Mad Max was so popular and influential that it spawned a genre of its own, the apocalyptic road flick. It was also a leading film in what became known as the Australian New Wave. It also was the film that introduced Mel Gibson to the world, and he handles himself very delicately here, like he is hesitant about his first big acting job and doesn’t want to muff it up. Everything else, though, was straight out of the campy action factory. From the action itself (well done, but stuff you’ve seen before, even before Mad Max), to the editing (which way over-emphasized some of the bits of action to a laughable degree), to the plot (there are several moments where the motivation of the characters to be doing half the stuff they’re doing to each other is thrown wildly into question), it was all just so… campy. The music, too, was particularly bombastic and on-the-nose, being overly heroic whenever Max or the other officers would do anything remotely “good”, and vile and threatening whenever the bad guys so much as appear on screen. It got really annoying at parts, and I rolled my eyes more than I really wanted to, but the rest of the film did little to hinder my efforts, and for once, I wasn’t convinced that it was because I was watching the forerunner of the tropes utilized – Mad Max just seemed to be behind the pace when it came to action conventions, using them in ways long since outdated, even for 1979.
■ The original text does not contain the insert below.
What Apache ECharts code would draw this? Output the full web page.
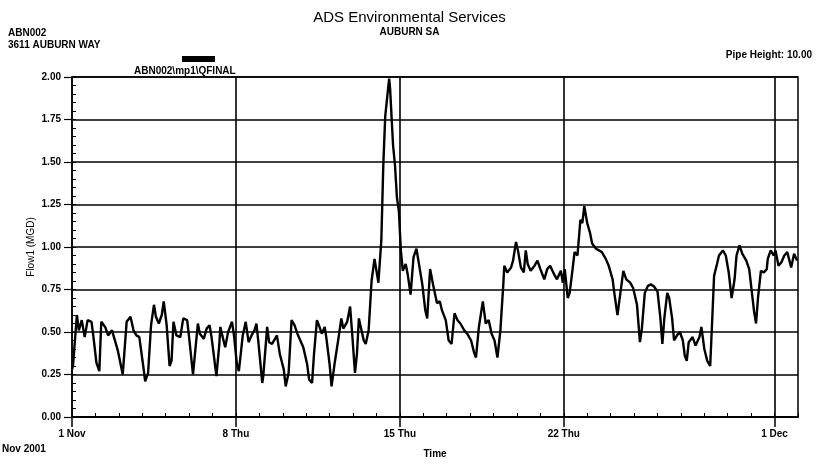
<!DOCTYPE html>
<html>
<head>
<meta charset="utf-8">
<script src="https://cdn.jsdelivr.net/npm/echarts@6/dist/echarts.min.js"></script>
<style>
  html, body { margin: 0; padding: 0; background: #fff; }
  #chart { width: 819px; height: 464px; }
</style>
</head>
<body>
<div id="chart"></div>
<script>
  // hours since 1 Nov 2001 00:00
  var hours = [0, 1, 5, 7, 10, 13, 16, 20, 22, 25, 28, 30, 34, 37, 41, 43, 47, 52, 54, 56,
    60, 63, 66, 69, 73, 75, 78, 81, 84, 86, 89, 92, 94, 97, 100, 102, 104, 107, 111, 114,
    118, 120, 124, 126, 129, 131, 135, 138, 141, 143, 148, 151, 152, 154, 157, 160, 164, 166, 169, 171,
    175, 178, 181, 184, 187, 189, 191, 195, 196, 200, 202, 205, 208, 210, 213, 217, 219, 222, 225, 228,
    231, 234, 237, 241, 243, 246, 248, 251, 253, 256, 259, 261, 264, 266, 269, 273, 276, 278, 282, 285,
    287, 290, 292, 294, 299, 301, 304, 307, 310, 312, 314, 317, 319, 321, 325, 326, 329, 331, 333, 335,
    337, 339, 342, 344, 347, 350, 353, 355, 359, 362, 364, 367, 370, 374, 377, 379, 383, 386, 389, 392,
    395, 398, 402, 405, 409, 412, 414, 417, 421, 424, 427, 430, 433, 436, 438, 439, 442, 443, 446, 450,
    452, 455, 457, 460, 463, 465, 467, 470, 474, 477, 480, 484, 487, 490, 494, 497, 501, 503, 505, 508,
    510, 513, 515, 518, 521, 523, 525, 528, 531, 533, 537, 540, 543, 547, 550, 554, 556, 559, 562, 565,
    568, 572, 575, 579, 582, 584, 587, 590, 593, 596, 600, 603, 605, 607, 610, 612, 615, 617, 620, 623,
    626, 628, 630, 632, 636, 639, 643, 645, 648, 651, 654, 656, 658, 661, 663, 667, 670, 673, 676, 679,
    681, 684, 687, 691, 694, 696, 699, 701, 703, 706, 709, 712, 713, 716, 719, 721, 724, 727, 730, 733,
    737, 740, 742, 743];

  var flow = [0.28, 0.30, 0.60, 0.51, 0.57, 0.47, 0.57, 0.56, 0.47, 0.32, 0.27, 0.56, 0.53, 0.48, 0.51, 0.50, 0.39, 0.25, 0.25, 0.56,
    0.59, 0.51, 0.48, 0.47, 0.30, 0.21, 0.26, 0.54, 0.66, 0.59, 0.55, 0.60, 0.68, 0.54, 0.30, 0.33, 0.56, 0.48, 0.47, 0.58,
    0.57, 0.47, 0.25, 0.37, 0.55, 0.49, 0.46, 0.52, 0.54, 0.47, 0.24, 0.43, 0.53, 0.48, 0.41, 0.50, 0.56, 0.48, 0.31, 0.27,
    0.48, 0.56, 0.44, 0.48, 0.51, 0.55, 0.44, 0.20, 0.24, 0.53, 0.44, 0.43, 0.46, 0.48, 0.37, 0.28, 0.18, 0.26, 0.57, 0.54,
    0.49, 0.45, 0.41, 0.31, 0.22, 0.20, 0.37, 0.57, 0.54, 0.49, 0.53, 0.45, 0.31, 0.18, 0.31, 0.46, 0.58, 0.52, 0.56, 0.65,
    0.50, 0.26, 0.37, 0.58, 0.45, 0.43, 0.51, 0.80, 0.93, 0.86, 0.79, 1.04, 1.48, 1.77, 1.99, 1.93, 1.60, 1.48, 1.29, 1.21,
    0.98, 0.86, 0.90, 0.84, 0.72, 0.94, 0.99, 0.92, 0.78, 0.63, 0.58, 0.87, 0.78, 0.67, 0.68, 0.63, 0.57, 0.45, 0.43, 0.61,
    0.57, 0.55, 0.51, 0.49, 0.45, 0.38, 0.35, 0.53, 0.68, 0.55, 0.57, 0.49, 0.45, 0.35, 0.35, 0.51, 0.78, 0.89, 0.85, 0.88,
    0.92, 1.03, 0.98, 0.88, 0.85, 0.98, 0.90, 0.86, 0.89, 0.92, 0.87, 0.81, 0.87, 0.89, 0.84, 0.81, 0.86, 0.79, 0.87, 0.70,
    0.73, 0.87, 0.97, 0.95, 1.16, 1.14, 1.24, 1.14, 1.08, 1.02, 0.99, 0.98, 0.97, 0.93, 0.89, 0.81, 0.72, 0.60, 0.73, 0.86,
    0.81, 0.79, 0.76, 0.66, 0.44, 0.52, 0.73, 0.77, 0.78, 0.77, 0.74, 0.58, 0.43, 0.58, 0.73, 0.70, 0.58, 0.45, 0.48, 0.50,
    0.45, 0.36, 0.33, 0.44, 0.47, 0.42, 0.47, 0.53, 0.40, 0.33, 0.30, 0.56, 0.83, 0.90, 0.95, 0.98, 0.95, 0.85, 0.70, 0.81,
    0.95, 1.01, 0.96, 0.92, 0.87, 0.77, 0.62, 0.55, 0.70, 0.86, 0.85, 0.87, 0.93, 0.98, 0.95, 0.98, 0.89, 0.91, 0.95, 0.97,
    0.88, 0.96, 0.95, 0.92];

  var tickHours = [0, 168, 336, 504, 720];
  var tickLabels = ['1 Nov', '8 Thu', '15 Thu', '22 Thu', '1 Dec'];
  var weekLines = [168, 336, 504, 720];

  var font = 'Liberation Sans, Arial, sans-serif';
  var chart = echarts.init(document.getElementById('chart'), null, {renderer: 'canvas'});

  var data = hours.map(function (h, i) { return [h, flow[i]]; });

  var option = {
    backgroundColor: '#fff',
    animation: false,
    textStyle: {fontFamily: font},
    title: [{
      text: 'ADS Environmental Services',
      left: 'center',
      top: 5,
      textStyle: {fontSize: 15, fontWeight: 'normal', color: '#000', fontFamily: font}
    }, {
      text: 'AUBURN SA',
      left: 'center',
      top: 22,
      textStyle: {fontSize: 10, fontWeight: 'bold', color: '#000', fontFamily: font}
    }, {
      text: 'ABN002\n3611 AUBURN WAY',
      left: 3,
      top: 22,
      textStyle: {fontSize: 10, fontWeight: 'bold', color: '#000', fontFamily: font, lineHeight: 12}
    }, {
      text: 'Pipe Height: 10.00',
      right: 2,
      top: 45,
      textStyle: {fontSize: 10, fontWeight: 'bold', color: '#000', fontFamily: font}
    }],
    legend: {
      left: 177,
      top: 51,
      icon: 'rect',
      itemWidth: 33,
      itemHeight: 6,
      formatter: function () { return ''; },
      itemStyle: {color: '#000'},
      data: ['ABN002\\mp1\\QFINAL']
    },
    graphic: [{
      type: 'text',
      left: 134,
      top: 66,
      style: {text: 'ABN002\\mp1\\QFINAL', fontSize: 10, fontWeight: 'bold', fontFamily: font, fill: '#000'}
    }, {
      type: 'text',
      left: 2,
      top: 444,
      style: {text: 'Nov 2001', fontSize: 10, fontWeight: 'bold', fontFamily: font, fill: '#000'}
    }],
    grid: {
      left: 72, right: 21, top: 77, bottom: 45,
      show: true, borderColor: '#000', borderWidth: 1.5,
      backgroundColor: 'transparent'
    },
    xAxis: [{
      type: 'value',
      min: 0, max: 744, interval: 24,
      axisLine: {lineStyle: {color: '#000', width: 1.5}},
      axisTick: {inside: true, length: 4, lineStyle: {color: '#000'}},
      axisLabel: {show: false},
      splitLine: {show: false}
    }, {
      type: 'value',
      position: 'bottom',
      min: 0, max: 744,
      name: 'Time',
      nameLocation: 'middle',
      nameGap: 32,
      nameTextStyle: {fontSize: 10, fontWeight: 'bold', color: '#000', fontFamily: font},
      axisLine: {show: false},
      axisTick: {show: true, length: 10, customValues: tickHours, lineStyle: {color: '#000', width: 1.5}},
      axisLabel: {
        customValues: tickHours,
        margin: 12,
        fontSize: 10, fontWeight: 'bold', color: '#000', fontFamily: font,
        formatter: function (v) {
          var i = tickHours.indexOf(Math.round(v));
          return i >= 0 ? tickLabels[i] : '';
        }
      },
      splitLine: {show: false}
    }],
    yAxis: [{
      type: 'value',
      min: 0, max: 2, interval: 0.25,
      name: 'Flow1 (MGD)',
      nameLocation: 'middle',
      nameGap: 36,
      nameMoveOverlap: false,
      nameTextStyle: {fontSize: 10, color: '#000', fontFamily: font},
      axisLine: {show: true, lineStyle: {color: '#000', width: 1.5}},
      axisTick: {show: true, length: 8, lineStyle: {color: '#000', width: 1.2}},
      axisLabel: {
        margin: 11,
        fontSize: 10, fontWeight: 'bold', color: '#000', fontFamily: font,
        formatter: function (v) { return v.toFixed(2); }
      },
      splitLine: {show: true, lineStyle: {color: '#000', width: 1.5}}
    }, {
      type: 'value',
      position: 'left',
      min: 0, max: 2, interval: 0.05,
      axisLine: {show: false},
      axisTick: {show: true, inside: true, length: 4, lineStyle: {color: '#000'}},
      axisLabel: {show: false},
      splitLine: {show: false}
    }],
    series: [{
      name: 'ABN002\\mp1\\QFINAL',
      type: 'line',
      xAxisIndex: 0,
      yAxisIndex: 0,
      showSymbol: false,
      lineStyle: {color: '#000', width: 2.4},
      itemStyle: {color: '#000'},
      data: data,
      markLine: {
        silent: true,
        symbol: 'none',
        label: {show: false},
        lineStyle: {color: '#000', width: 1.6, type: 'solid'},
        data: weekLines.map(function (h) { return {xAxis: h}; })
      }
    }]
  };

  chart.setOption(option);
</script>
</body>
</html>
So, yeah, here it comes: for all this, I’m not saying Mad Max is a bad film. I’m just saying that it seemed incredibly outdated for even its own release window in the late 70s, and aside from some of the action bits, the structure of the setting, and Gibson’s (probably unintentionally) restrained performance, this doesn’t hold up well very much at all. Of course, I’m only saying this from my perspective; you might find a lot more to like about Mad Max than I did, if indeed you’ve never seen it before, and there is quite a bit to like about it. But for me, there was way more for me to roll my eyes over, and that’s not what I want in a movie experience, to be silently, judgmentally laughing at what the filmmakers are trying to do on screen. Your mileage may vary, and since Mad Max is a road movie, you’ve got quite a lot of mileage to get out of it.
Oh, and the guy who plays Johnny the Boy looks conspicuously like Quentin Tarantino. Just saying.